The stay-at-home mom part is not easy to forget – it’s what I do. But the calling…how could I forget that?
That calling is important. Essential. Purpose-giving. Holy.
And that last word is the word that caught me the other day as I read about Joshua and the angel in one of the last few chapters of Bob Goff’s book, Love Does.
The angel told them to take off their shoes because they were on holy ground, just as we are today.
Have you ever thought of the ground you’re walking on right now as holy ground? That floor covered in crushed Cheerios and the always-dangerous Legos? I can guarantee I had not thought of those played-on, stomped-on, crawled-on floors as holy for a long time…or ever.
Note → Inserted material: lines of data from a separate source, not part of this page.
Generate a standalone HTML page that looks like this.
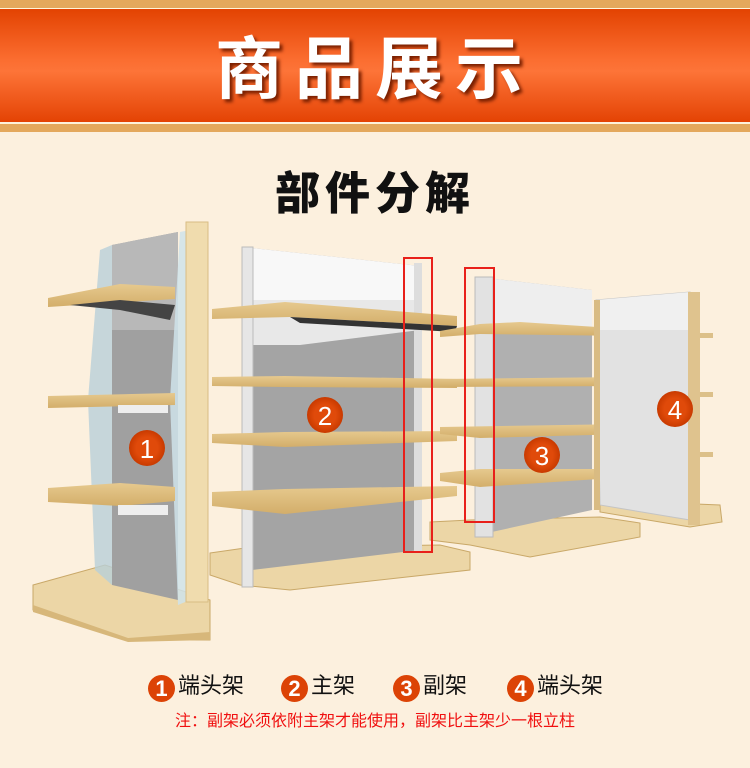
<!DOCTYPE html>
<html><head><meta charset="utf-8"><style>
html,body{margin:0;padding:0;width:750px;height:768px;overflow:hidden;background:#fcf0de;font-family:"Liberation Sans","Noto Sans CJK SC",sans-serif}
.top{position:absolute;left:0;top:0;width:750px;height:8px;background:#e4a85c;border-bottom:1px solid #fff3d8}
.band{position:absolute;left:0;top:9px;width:750px;height:113px;background:linear-gradient(#e34302 0%,#fb6d30 45%,#fd7438 55%,#e44304 100%)}
.bot{position:absolute;left:0;top:123px;width:750px;height:8px;background:#e4a85c;border-top:1px solid #fff3d8}
.title{position:absolute;left:0;top:22px;width:750px;text-align:center;color:#fff;font-size:68px;font-weight:bold;letter-spacing:12px;text-shadow:3px 3px 3px #7a2000;line-height:84px;font-family:"Noto Sans CJK SC",sans-serif}
.sub{position:absolute;left:0;top:161px;width:750px;text-align:center;font-size:45px;font-weight:900;letter-spacing:5px;color:#111;font-family:"Noto Sans CJK SC",sans-serif;line-height:58px}
.leg{position:absolute;top:669px;font-size:22px;color:#111;line-height:30px;font-family:"Noto Sans CJK SC",sans-serif}
.c{display:inline-block;width:27px;height:27px;border-radius:50%;background:#dc4306;color:#fff;text-align:center;font-family:"Liberation Sans",sans-serif;font-size:22px;font-weight:bold;line-height:27px;vertical-align:-3px;margin-right:3px}
.note{position:absolute;top:707px;left:0;width:750px;text-align:center;color:#f01010;font-size:16px;font-family:"Noto Sans CJK SC",sans-serif}
svg{position:absolute;left:0;top:0}
</style></head><body>
<div class="top"></div><div class="band"></div><div class="bot"></div>
<div class="title">商品展示</div>
<div class="sub">部件分解</div>
<svg width="750" height="768">
<defs>
<linearGradient id="w" x1="0" y1="0" x2="0" y2="1"><stop offset="0" stop-color="#e6c98e"/><stop offset="1" stop-color="#d3ae6a"/></linearGradient>
<radialGradient id="o"><stop offset="0.6" stop-color="#e04a0a"/><stop offset="1" stop-color="#c83a00"/></radialGradient>
</defs>
<!-- unit 1 -->
<polygon points="33,585 105,565 210,600 210,640 128,640 33,610" fill="#ecd6a6" stroke="#c9a868"/>
<polygon points="33,605 128,638 210,632 210,640 128,642 33,612" fill="#d7b77a"/>
<polygon points="112,245 178,232 178,600 112,585" fill="#a0a0a0"/>
<polygon points="112,245 178,232 178,330 112,330" fill="#b8b8b8"/>
<polygon points="100,250 112,245 112,585 95,570 88,400" fill="#b8d0d8" opacity="0.8"/>
<polygon points="180,232 190,230 196,400 190,600 178,605 170,400" fill="#cfe3ea" opacity="0.85"/>
<rect x="186" y="222" width="22" height="380" fill="#f0dcae" stroke="#d9bd84"/>
<polygon points="48,298 120,284 175,287 175,299 110,303 48,307" fill="url(#w)"/>
<polygon points="70,305 120,300 175,305 170,320 120,310" fill="#444"/>
<polygon points="48,396 175,393 175,405 48,408" fill="url(#w)"/>
<polygon points="48,488 120,483 175,487 175,501 120,506 48,502" fill="url(#w)"/>
<rect x="118" y="405" width="50" height="8" fill="#eee"/><rect x="118" y="505" width="50" height="10" fill="#eee"/>
<!-- unit 2 -->
<polygon points="210,553 245,548 440,545 470,552 470,570 290,590 240,585 210,575" fill="#ecd6a6" stroke="#c9a868"/>
<polygon points="252,248 420,266 420,550 252,570" fill="#a4a4a4"/>
<polygon points="252,248 420,266 420,300 252,300" fill="#f8f8f8"/>
<polygon points="252,300 420,300 420,330 300,345 252,345" fill="#e8e8e8"/>
<rect x="242" y="247" width="11" height="340" fill="#e6e6e6" stroke="#bbb"/>
<rect x="414" y="263" width="8" height="290" fill="#ddd"/>
<polygon points="212,309 285,302 457,316 457,326 290,317 212,319" fill="url(#w)"/>
<polygon points="290,317 457,326 455,332 300,323" fill="#333"/>
<polygon points="212,377 285,376 457,379 457,388 285,387 212,386" fill="url(#w)"/>
<polygon points="212,434 285,432 457,431 457,441 285,447 212,443" fill="url(#w)"/>
<polygon points="212,492 285,489 457,486 457,496 285,514 212,506" fill="url(#w)"/>
<!-- unit 3 -->
<polygon points="430,522 470,520 600,517 640,523 640,537 530,557 470,545 430,540" fill="#ecd6a6" stroke="#c9a868"/>
<polygon points="478,277 592,290 592,510 478,535" fill="#b0b0b0"/>
<polygon points="478,277 592,290 592,330 478,330" fill="#eeeeee"/>
<rect x="475" y="277" width="18" height="260" fill="#e2e2e2" stroke="#bbb"/>
<polygon points="440,331 480,324 520,322 628,329 628,336 480,334 440,337" fill="url(#w)"/>
<polygon points="440,379 628,377 628,386 440,387" fill="url(#w)"/>
<polygon points="440,427 628,424 628,434 480,438 440,434" fill="url(#w)"/>
<polygon points="440,473 480,469 628,469 628,477 480,487 440,481" fill="url(#w)"/>
<!-- unit 4 -->
<polygon points="600,500 720,505 722,522 690,527 600,512" fill="#ecd6a6" stroke="#c9a868"/>
<polygon points="596,300 690,292 690,520 600,505" fill="#e2e2e2" stroke="#c4c4c4"/>
<polygon points="596,300 690,292 690,330 596,330" fill="#f0f0f0"/>
<rect x="594" y="300" width="6" height="210" fill="#d9bb82"/>
<rect x="688" y="292" width="12" height="233" fill="#dfc38e"/>
<rect x="700" y="333" width="13" height="5" fill="#dcc089"/><rect x="700" y="392" width="13" height="5" fill="#dcc089"/><rect x="700" y="452" width="13" height="5" fill="#dcc089"/>
<!-- red boxes -->
<rect x="404" y="258" width="28" height="294" fill="none" stroke="#e8201a" stroke-width="2"/>
<rect x="465" y="268" width="29" height="254" fill="none" stroke="#e8201a" stroke-width="2"/>
<!-- badges -->
<g font-family="Liberation Sans" font-size="26" fill="#fff" text-anchor="middle">
<circle cx="147" cy="448" r="18" fill="url(#o)"/><text x="147" y="458">1</text>
<circle cx="325" cy="415" r="18" fill="url(#o)"/><text x="325" y="425">2</text>
<circle cx="542" cy="455" r="18" fill="url(#o)"/><text x="542" y="465">3</text>
<circle cx="675" cy="409" r="18" fill="url(#o)"/><text x="675" y="419">4</text>
</g>
</svg>
<div class="leg" style="left:148px"><span class="c">1</span>端头架</div>
<div class="leg" style="left:281px"><span class="c">2</span>主架</div>
<div class="leg" style="left:393px"><span class="c">3</span>副架</div>
<div class="leg" style="left:507px"><span class="c">4</span>端头架</div>
<div class="note">注：副架必须依附主架才能使用，副架比主架少一根立柱</div>
</body></html>
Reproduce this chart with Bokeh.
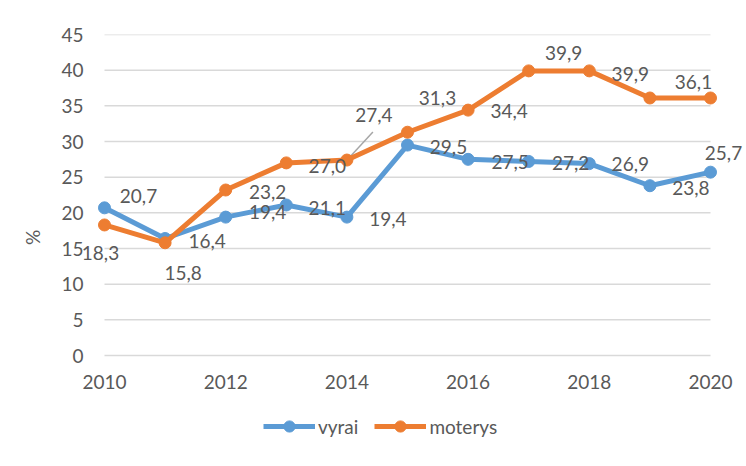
from bokeh.plotting import figure
from bokeh.models import FixedTicker, Legend, LegendItem, ColumnDataSource, Range1d
from bokeh.core.properties import value
from bokeh.embed import file_html
from bokeh.resources import INLINE

# ---- data ----
years = [2010, 2011, 2012, 2013, 2014, 2015, 2016, 2017, 2018, 2019, 2020]
vyrai = [20.7, 16.4, 19.4, 21.1, 19.4, 29.5, 27.5, 27.2, 26.9, 23.8, 25.7]
moterys = [18.3, 15.8, 23.2, 27.0, 27.4, 31.3, 34.4, 39.9, 39.9, 36.1, 36.1]
series_names = ["vyrai", "moterys"]
x_ticks = [2010, 2012, 2014, 2016, 2018, 2020]
y_ticks = [0, 5, 10, 15, 20, 25, 30, 35, 40, 45]
y_axis_title = "%"

# ---- label placement (pixels, style only) ----
vyrai_dx = [34, 42, 42, 41, 41, 41, 42, 42, 41, 41, 13]
vyrai_dy = [-12, 2, -5, 3, 2, 2, 3, 2, 0, 2, -19]
moterys_dx = [-4, 18, 42, 41, 27, 30, 41, 35, 41, 44, -17]
moterys_dy = [28, 30, 2, 3, -45, -34, 1, -18, 3, -16, -16]
moterys_show = [1, 1, 1, 1, 1, 1, 1, 1, 1, 0, 1]

BLUE = "#5B9BD5"
ORANGE = "#ED7D31"
TXT = "#595959"
GRID = "#D9D9D9"
FONT = "Lato"
FS = "19px"

# ---- layout (pixels) ----
W, H = 744, 464
LEFT, RIGHT, TOP, BOTTOM = 80, 0, 34, 24
PX_YEAR = 60.6      # pixels per year on the x scale
PX_UNIT = 321 / 45  # pixels per percent on the y scale
frame_w = W - LEFT - RIGHT
frame_h = H - TOP - BOTTOM
x0 = years[0] - 24 / PX_YEAR
x1 = x0 + frame_w / PX_YEAR
y1 = y_ticks[-1]
y0 = y1 - frame_h / PX_UNIT

p = figure(width=W, height=H, output_backend="svg", toolbar_location=None,
           x_range=Range1d(x0, x1), y_range=Range1d(y0, y1),
           min_border_left=LEFT, min_border_right=RIGHT, min_border_top=TOP,
           min_border_bottom=BOTTOM)
p.outline_line_color = None
p.background_fill_color = "white"
p.border_fill_color = "white"

# axes
p.xaxis.ticker = FixedTicker(ticks=x_ticks)
p.yaxis.ticker = FixedTicker(ticks=y_ticks)
for ax in (p.xaxis, p.yaxis):
    ax.axis_line_color = None
    ax.major_tick_line_color = None
    ax.minor_tick_line_color = None
    ax.major_tick_out = 0
    ax.major_tick_in = 0
    ax.minor_tick_out = 0
    ax.minor_tick_in = 0
    ax.major_label_text_font = FONT
    ax.major_label_text_font_size = FS
    ax.major_label_text_color = TXT
p.xaxis.fixed_location = -19 / PX_UNIT
p.xaxis.major_label_standoff = 0
p.yaxis.major_label_standoff = -3
p.yaxis.axis_label = y_axis_title
p.yaxis.axis_label_text_font = FONT
p.yaxis.axis_label_text_font_size = FS
p.yaxis.axis_label_text_font_style = "normal"
p.yaxis.axis_label_text_color = TXT
p.yaxis.axis_label_standoff = 14

# gridlines only across the data span
p.xgrid.grid_line_color = None
p.ygrid.grid_line_color = None
p.segment(x0=[years[0]] * len(y_ticks), y0=y_ticks,
          x1=[years[-1]] * len(y_ticks), y1=y_ticks,
          line_color=GRID, line_width=1.5)

def fmt(v):
    return f"{v:.1f}".replace(".", ",")

src_v = ColumnDataSource(dict(x=years, y=vyrai, t=[fmt(v) for v in vyrai],
                              dx=vyrai_dx, dy=vyrai_dy, a=[1] * len(years)))
src_m = ColumnDataSource(dict(x=years, y=moterys, t=[fmt(v) for v in moterys],
                              dx=moterys_dx, dy=moterys_dy, a=moterys_show))

# leader line for the moved 2014 label of moterys
i14 = years.index(2014)
p.segment(x0=[years[i14] + 2 / PX_YEAR], y0=[moterys[i14] + 2 / PX_UNIT],
          x1=[years[i14] + 26 / PX_YEAR], y1=[moterys[i14] + 28 / PX_UNIT],
          line_color="#A6A6A6", line_width=1.5)

lv = p.line("x", "y", source=src_v, line_color=BLUE, line_width=5)
cv = p.scatter("x", "y", source=src_v, marker="circle", size=12, fill_color=BLUE, line_color=BLUE)
lm = p.line("x", "y", source=src_m, line_color=ORANGE, line_width=5)
cm = p.scatter("x", "y", source=src_m, marker="circle", size=12, fill_color=ORANGE, line_color=ORANGE)

for src in (src_v, src_m):
    p.text("x", "y", text="t", source=src, x_offset="dx", y_offset="dy",
           text_alpha="a", text_font=value(FONT), text_font_size=FS,
           text_color=TXT, text_align="center", text_baseline="middle")

legend = Legend(items=[LegendItem(label=series_names[0], renderers=[lv, cv]),
                       LegendItem(label=series_names[1], renderers=[lm, cm])],
                orientation="horizontal", location=(183, 0),
                glyph_width=52, glyph_height=28, label_standoff=3, spacing=16,
                label_text_font=FONT, label_text_font_size=FS,
                label_text_color=TXT, border_line_color=None,
                background_fill_alpha=0, margin=0, padding=0)
p.add_layout(legend, "center")

open("out.html", "w").write(file_html(p, INLINE))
Our homes are holy ground because family is a high calling. My friend Lisa-Jo Baker, writing about motherhood, said…
I am convinced that the God who made you, sculpted you, loved you into being considers your story just as important as the work of rescuing women from the slums in Kenya or the traffickers in Ukraine.
And that story is worth fighting for, right? Joshua was on his way to a fight when he encountered that angel and took his shoes off. Our homes, our families, our stories deserve to be more than just ordinary and we must fight to make them so. I want to do what Bob Goff says:
I need to pick the fight myself…Then, most important of all, I need to run barefoot toward it. But I want to go barefoot because it’s holy ground; I want to be running because time is short and none of us has as much runway as we think we do; and I want it to be a fight because that’s where we can make a difference. That’s what love does.
You don’t need to be a stay-at-home mom to consider your home holy ground. If you’re a parent, wherever you walk with your kids, for your kids, because of your kids – that is holy ground.
I’ve been taking off my shoes and socks a lot more at home lately to remind myself of the holy God who wants to inhabit our home and hearts. I feel closer. It all feels a lot less ordinary. It’s not easier, but it feels like it’s worth leaning in and kneeling down and fighting hard.
And I couldn’t have said it any better than Lisa-Jo to every parent to wrap it all up neatly:
I believe your work is holy ground and I am proud to stand here barefoot beside you.
Let’s walk barefoot together with God and our family and one another on this holy ground – wherever you are. And let’s fight for more than just the ordinary.
Love reading what Lisa-Jo writes. I ask impressed by those that travel to do their mission work. But I know that’s not for me. More and more I’ve been feeling like my family is my ministry. I like you sometimes feel like everyday life can be so mundane. Sometimes its like those days are set on a continuous loop. Just last night after a crazy day with my oldest being so disrespectful I was able to point him to God. Its those moments there in the middle of all the mess that make it all worth it. Thank you for sharing this.
This is so good. Thank you for sharing your heart – it really was a needed reminder for me. So glad to have found your blog!
Erin, this is so good. I have felt the same way moving from the working world to come home. But this work and this space is holy. Yes. Thank you for the beautiful confirmation.
So well said. I also recently read Love Does and am finding the truths it reminded me of making their way into my ordinary but God-ordained life regularly. Thankful for your words to affirm that.